* _Description of the task_
For each line of the data below that holds "matplotlib", copy the line.
────
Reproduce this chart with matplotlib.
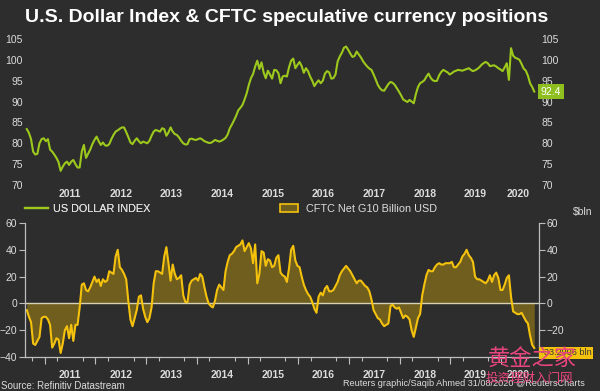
import matplotlib
matplotlib.use("Agg")
import matplotlib.pyplot as plt
from matplotlib.lines import Line2D
from matplotlib.patches import Patch
import matplotlib.transforms as mtransforms
import pandas as pd

# semi-monthly readings, late Aug 2010 .. late Aug 2020
dates = pd.date_range("2010-08-24", "2020-08-28", periods=241)

dxy = [
    83.4, 82.5, 81.0, 78.0, 77.3, 77.5, 80.0, 81.0, 81.2, 80.5,
    81.0, 78.5, 78.0, 77.3, 76.5, 75.5, 73.4, 74.4, 75.2, 75.6,
    74.8, 75.6, 76.0, 75.0, 74.2, 74.2, 78.0, 79.6, 76.5, 77.5,
    78.5, 79.8, 80.8, 81.6, 80.5, 79.6, 80.2, 79.5, 79.4, 79.8,
    81.0, 82.0, 82.8, 83.1, 83.5, 83.8, 83.8, 82.7, 81.5, 80.2,
    79.8, 80.6, 81.2, 80.5, 80.0, 80.4, 80.2, 80.0, 80.6, 81.8,
    82.8, 83.2, 83.0, 82.8, 83.6, 83.4, 81.8, 82.6, 83.8, 82.8,
    82.2, 82.0, 81.4, 80.6, 80.0, 79.7, 79.8, 81.0, 81.1, 80.9,
    80.8, 81.0, 81.2, 80.9, 80.5, 80.3, 80.1, 80.1, 80.4, 80.8,
    80.6, 80.4, 80.6, 80.9, 81.3, 82.1, 83.6, 84.5, 85.5, 86.6,
    87.9, 88.5, 89.2, 90.5, 92.0, 94.0, 95.6, 96.6, 98.4, 99.8,
    97.8, 99.4, 97.0, 95.6, 97.4, 96.5, 95.5, 97.6, 97.5, 96.8,
    94.4, 96.0, 96.2, 96.0, 98.2, 99.8, 100.3, 98.0, 98.8, 99.5,
    98.5, 96.9, 98.0, 97.3, 96.0, 95.0, 93.7, 94.5, 95.1, 94.4,
    95.0, 96.7, 97.3, 97.0, 95.5, 95.6, 96.5, 99.6, 100.8, 101.7,
    102.9, 103.2, 102.4, 101.5, 100.7, 100.9, 102.0, 101.3, 100.6, 99.7,
    99.0, 98.4, 97.9, 97.6, 96.5, 95.3, 94.0, 93.2, 92.7, 92.6,
    93.4, 94.2, 94.7, 94.5, 94.0, 93.2, 92.4, 91.5, 90.5, 90.2,
    89.9, 90.4, 90.0, 89.6, 91.8, 93.5, 94.4, 94.7, 95.1, 96.0,
    96.7, 95.7, 95.1, 94.9, 95.0, 96.3, 97.1, 97.6, 97.3, 97.0,
    96.5, 96.8, 97.2, 97.4, 97.6, 97.5, 97.4, 97.6, 97.8, 98.0,
    97.6, 97.3, 97.5, 97.8, 98.2, 98.8, 99.2, 99.5, 99.2, 98.5,
    98.6, 98.7, 98.4, 98.0, 97.7, 97.3, 98.2, 99.2, 95.2, 102.8,
    101.0, 100.5, 100.3, 100.0, 99.0, 97.9, 97.4, 96.2, 94.4, 93.5,
    92.4,
]

cftc = [
    -5, -10, -14, -30, -31, -28, -25, -11, -10, -10,
    -12, -16, -33, -30, -26, -27, -37, -30, -20, -17,
    -26, -16, -28, -16, -16, -3, 14, 15, 10, 9,
    12, 16, 20, 16, 18, 13, 18, 16, 17, 24,
    23, 22, 35, 40, 27, 25, 22, 18, 2, -12,
    -17, -11, -5, 5, 6, -4, -10, -14, -11, -3,
    15, 24, 24, 23, 22, 35, 42, 30, 17, 29,
    22, 18, 19, 21, 6, 1, 1, 14, 17, 18,
    19, 17, 22, 20, 12, 5, 0, -2, -3, 2,
    10, 14, 12, 10, 24, 31, 36, 37, 39, 42,
    43, 44, 47, 39, 42, 45, 41, 30, 44, 15,
    22, 39, 38, 28, 33, 32, 27, 28, 34, 36,
    23, 21, 20, 16, 26, 40, 43, 32, 28, 27,
    20, 14, 10, 7, 5, 1, -4, -7, 5, 8,
    6, 11, 13, 9, 9, 10, 13, 16, 21, 24,
    26, 28, 26, 24, 21, 18, 15, 17, 17, 15,
    13, 12, 9, 3, -5, -8, -11, -12, -15, -17,
    -16, -15, -2, -1, -3, -4, -3, -7, -11, -9,
    -10, -12, -20, -25, -18, -11, -8, 6, 14, 21,
    25, 24, 24, 27, 29, 30, 29, 29, 30, 30,
    30, 31, 27, 27, 29, 31, 35, 37, 40, 36,
    34, 31, 20, 18, 18, 17, 16, 15, 17, 21,
    16, 21, 23, 19, 10, 10, 14, 19, 21, 5,
    -6, -7, -8, -8, -7, -10, -13, -15, -24, -31,
    -33.2906,
]

years = list(range(2011, 2021))
dxy_ticks = [70, 75, 80, 85, 90, 95, 100, 105]
cftc_ticks = [-40, -20, 0, 20, 40, 60]

bg = "#2d2d2d"
green = "#9dc91c"
gold = "#f4c20d"
olive = "#6f5e1d"
txt = "#dcdcdc"

plt.rcParams["font.family"] = ["Liberation Sans", "DejaVu Sans"]

fig = plt.figure(figsize=(6, 3.91), dpi=100, facecolor=bg)
W, H = 600.0, 391.0
ax1 = fig.add_axes([25 / W, 1 - 187 / H, 514 / W, 152 / H], facecolor=bg)
ax2 = fig.add_axes([25 / W, 1 - 357 / H, 514 / W, 134 / H], facecolor=bg)

xmin, xmax = pd.Timestamp("2010-08-11"), pd.Timestamp("2020-10-01")
label_pos = [pd.Timestamp(f"{y}-07-01") for y in years[:-1]]
label_pos.append(pd.Timestamp("2020-01-01") + (dates[-1] - pd.Timestamp("2020-01-01")) / 2)
quarters = pd.date_range("2010-10-01", "2020-07-01", freq="QS")
year_starts = [pd.Timestamp(f"{y}-01-01") for y in years]

# ---- top: dollar index
ax1.plot(dates, dxy, color=green, lw=1.5, solid_joinstyle="round")
ax1.set_xlim(xmin, xmax)
ax1.set_ylim(69.52, 105.96)
ax1.set_yticks(dxy_ticks)
ax1.set_xticks(label_pos)
ax1.set_xticklabels([str(y) for y in years])
for s in ax1.spines.values():
    s.set_visible(False)
ax1.tick_params(axis="x", length=0, pad=1.5, labelsize=7.5, labelcolor=txt)
ax1.tick_params(axis="y", length=0, labelsize=7.5, labelcolor=txt, pad=1.5,
                left=True, right=True, labelleft=True, labelright=True)
for lab in ax1.get_xticklabels():
    lab.set_fontweight("bold")

trans1 = mtransforms.blended_transform_factory(ax1.transAxes, ax1.transData)
ax1.text(1.003, dxy[-1], f"{dxy[-1]:.1f}", transform=trans1, fontsize=7.5,
         color="white", va="center", ha="left",
         bbox=dict(boxstyle="square,pad=0.25", fc="#8fbf1f", ec="none"))

# ---- bottom: CFTC positions
ax2.fill_between(dates, 0, cftc, color=olive, lw=0)
ax2.axhline(0, color="#d8d0b4", lw=1.0)
ax2.plot(dates, cftc, color=gold, lw=1.5, solid_joinstyle="round")
ax2.set_xlim(xmin, xmax)
ax2.set_ylim(-40, 60)
ax2.set_yticks(cftc_ticks)
ax2.set_xticks(label_pos)
ax2.set_xticklabels([str(y) for y in years])
ax2.set_xticks(quarters, minor=True)
ax2.spines["top"].set_visible(False)
for k in ("left", "right", "bottom"):
    ax2.spines[k].set_color("#bdbdbd")
    ax2.spines[k].set_linewidth(0.9)
ax2.tick_params(axis="x", which="major", length=0, pad=9, labelsize=7.5, labelcolor=txt)
ax2.tick_params(axis="x", which="minor", length=3, width=0.8, color="#bdbdbd")
ax2.tick_params(axis="y", length=4, width=0.8, color="#bdbdbd", labelsize=7.5,
                labelcolor=txt, pad=1.5, left=True, right=True,
                labelleft=True, labelright=True)
for lab in ax2.get_xticklabels():
    lab.set_fontweight("bold")
# the value box covers the lowest right-hand label
ax2.yaxis.get_major_ticks()[0].label2.set_visible(False)
sec = ax2.secondary_xaxis("bottom")
sec.set_xticks(year_starts)
sec.tick_params(length=5, width=0.8, color="#bdbdbd", labelbottom=False)
sec.spines["bottom"].set_visible(False)

trans2 = mtransforms.blended_transform_factory(ax2.transAxes, ax2.transData)
ax2.annotate(f"{cftc[-1]:.4f} bln", xy=(1.003, cftc[-1]), xycoords=trans2,
             xytext=(0, -3.5), textcoords="offset points", fontsize=6.6,
             color="#3a3a3a", va="center", ha="left",
             bbox=dict(boxstyle="square,pad=0.2", fc=gold, ec="none"))

# ---- legends and texts
leg1 = fig.legend(handles=[Line2D([], [], color=green, lw=1.6)], labels=["US DOLLAR INDEX"],
                  loc="center left", bbox_to_anchor=(25 / W, 1 - 209 / H), frameon=False,
                  fontsize=7.8, handlelength=2.1, handletextpad=0.45, borderpad=0,
                  borderaxespad=0, labelcolor=txt)
leg2 = fig.legend(handles=[Patch(fc=olive, ec=gold, lw=1.2)], labels=["CFTC Net G10 Billion USD"],
                  loc="center left", bbox_to_anchor=(280 / W, 1 - 209 / H), frameon=False,
                  fontsize=7.8, handlelength=1.7, handleheight=0.8, handletextpad=0.7,
                  borderpad=0, borderaxespad=0, labelcolor=txt)
fig.add_artist(leg1)

fig.text(287 / W, 1 - 17 / H, "U.S. Dollar Index & CFTC speculative currency positions",
         ha="center", va="center", fontsize=14, fontweight="bold", color="white")
fig.text(592 / W, 1 - 212 / H, "$bln", ha="right", va="center", fontsize=7.5, color=txt)
fig.text(1 / W, 1 - 386 / H, "Source: Refinitiv Datastream", ha="left", va="center",
         fontsize=7, color=txt)
fig.text(585 / W, 1 - 383.5 / H, "Reuters graphic/Saqib Ahmed 31/08/2020 @ReutersCharts",
         ha="right", va="center", fontsize=6.6, color=txt)

# watermark
fig.text(532 / W, 1 - 359 / H, "黄金之家", ha="center", va="center", fontsize=16,
         color="#e8457f", family=["Noto Sans CJK SC", "DejaVu Sans"])
fig.text(529 / W, 1 - 378.5 / H, "投资理财入门网", ha="center", va="center", fontsize=9,
         color="#e8457f", family=["Noto Sans CJK SC", "DejaVu Sans"])

fig.savefig("out.png", dpi=100, facecolor=bg)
────
* _Result_
Reproduce this chart with matplotlib.
import matplotlib
matplotlib.use("Agg")
import matplotlib.pyplot as plt
from matplotlib.lines import Line2D
from matplotlib.patches import Patch
import matplotlib.transforms as mtransforms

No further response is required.